**Requirement**.
It is required that the lines from the top of the listing through the line with "inner sep=1pt, align=center]" be reproduced exactly, excluding pictures.
%%
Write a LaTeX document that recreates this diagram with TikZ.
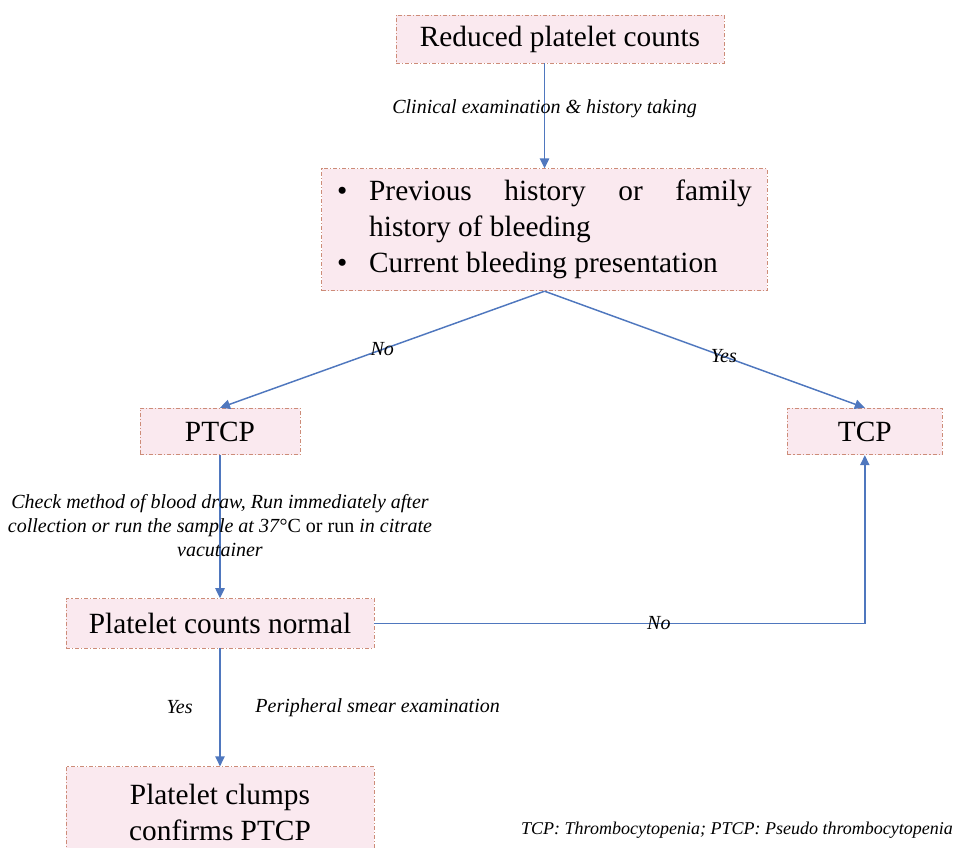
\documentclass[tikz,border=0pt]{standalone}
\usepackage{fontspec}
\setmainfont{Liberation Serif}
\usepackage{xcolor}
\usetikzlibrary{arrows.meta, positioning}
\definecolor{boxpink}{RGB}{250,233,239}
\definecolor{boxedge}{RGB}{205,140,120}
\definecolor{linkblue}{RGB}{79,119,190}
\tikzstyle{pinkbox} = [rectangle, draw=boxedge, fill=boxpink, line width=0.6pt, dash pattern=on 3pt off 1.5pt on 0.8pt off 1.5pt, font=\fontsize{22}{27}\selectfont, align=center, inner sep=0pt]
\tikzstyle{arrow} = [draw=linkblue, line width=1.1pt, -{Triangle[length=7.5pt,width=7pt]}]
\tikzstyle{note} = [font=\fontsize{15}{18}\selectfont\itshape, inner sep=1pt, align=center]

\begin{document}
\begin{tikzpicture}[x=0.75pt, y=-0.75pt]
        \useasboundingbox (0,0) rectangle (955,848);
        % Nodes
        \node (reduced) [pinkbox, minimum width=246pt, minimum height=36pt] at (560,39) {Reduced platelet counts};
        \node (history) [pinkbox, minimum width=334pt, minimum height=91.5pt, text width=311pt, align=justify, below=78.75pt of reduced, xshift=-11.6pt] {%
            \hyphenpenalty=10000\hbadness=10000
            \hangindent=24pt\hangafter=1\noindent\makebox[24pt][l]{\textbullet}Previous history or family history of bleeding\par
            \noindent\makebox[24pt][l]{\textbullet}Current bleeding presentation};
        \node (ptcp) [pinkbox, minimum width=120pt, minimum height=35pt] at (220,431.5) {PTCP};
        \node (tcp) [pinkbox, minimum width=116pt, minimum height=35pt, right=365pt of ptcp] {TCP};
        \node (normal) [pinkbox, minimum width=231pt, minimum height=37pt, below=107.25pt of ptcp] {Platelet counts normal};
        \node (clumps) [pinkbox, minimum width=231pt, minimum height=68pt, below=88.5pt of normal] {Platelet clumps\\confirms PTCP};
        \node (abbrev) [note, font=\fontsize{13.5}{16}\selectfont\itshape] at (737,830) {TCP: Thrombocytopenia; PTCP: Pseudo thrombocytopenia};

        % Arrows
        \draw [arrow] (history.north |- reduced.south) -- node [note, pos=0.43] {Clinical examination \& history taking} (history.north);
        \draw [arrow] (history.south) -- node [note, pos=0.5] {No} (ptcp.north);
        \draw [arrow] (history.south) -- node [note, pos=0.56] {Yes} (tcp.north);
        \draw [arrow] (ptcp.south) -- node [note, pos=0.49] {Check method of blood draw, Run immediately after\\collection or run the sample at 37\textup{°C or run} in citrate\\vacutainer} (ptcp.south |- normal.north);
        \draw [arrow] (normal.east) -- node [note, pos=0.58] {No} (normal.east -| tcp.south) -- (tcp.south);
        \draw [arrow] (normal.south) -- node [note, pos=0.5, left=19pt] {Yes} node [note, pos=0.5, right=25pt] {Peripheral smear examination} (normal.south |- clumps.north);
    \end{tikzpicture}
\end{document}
%%
**Solution for this exercise**.
Write a LaTeX document that recreates this diagram with TikZ.
\documentclass[tikz,border=0pt]{standalone}
\usepackage{fontspec}
\setmainfont{Liberation Serif}
\usepackage{xcolor}
\usetikzlibrary{arrows.meta, positioning}
\definecolor{boxpink}{RGB}{250,233,239}
\definecolor{boxedge}{RGB}{205,140,120}
\definecolor{linkblue}{RGB}{79,119,190}
\tikzstyle{pinkbox} = [rectangle, draw=boxedge, fill=boxpink, line width=0.6pt, dash pattern=on 3pt off 1.5pt on 0.8pt off 1.5pt, font=\fontsize{22}{27}\selectfont, align=center, inner sep=0pt]
\tikzstyle{arrow} = [draw=linkblue, line width=1.1pt, -{Triangle[length=7.5pt,width=7pt]}]
\tikzstyle{note} = [font=\fontsize{15}{18}\selectfont\itshape, inner sep=1pt, align=center]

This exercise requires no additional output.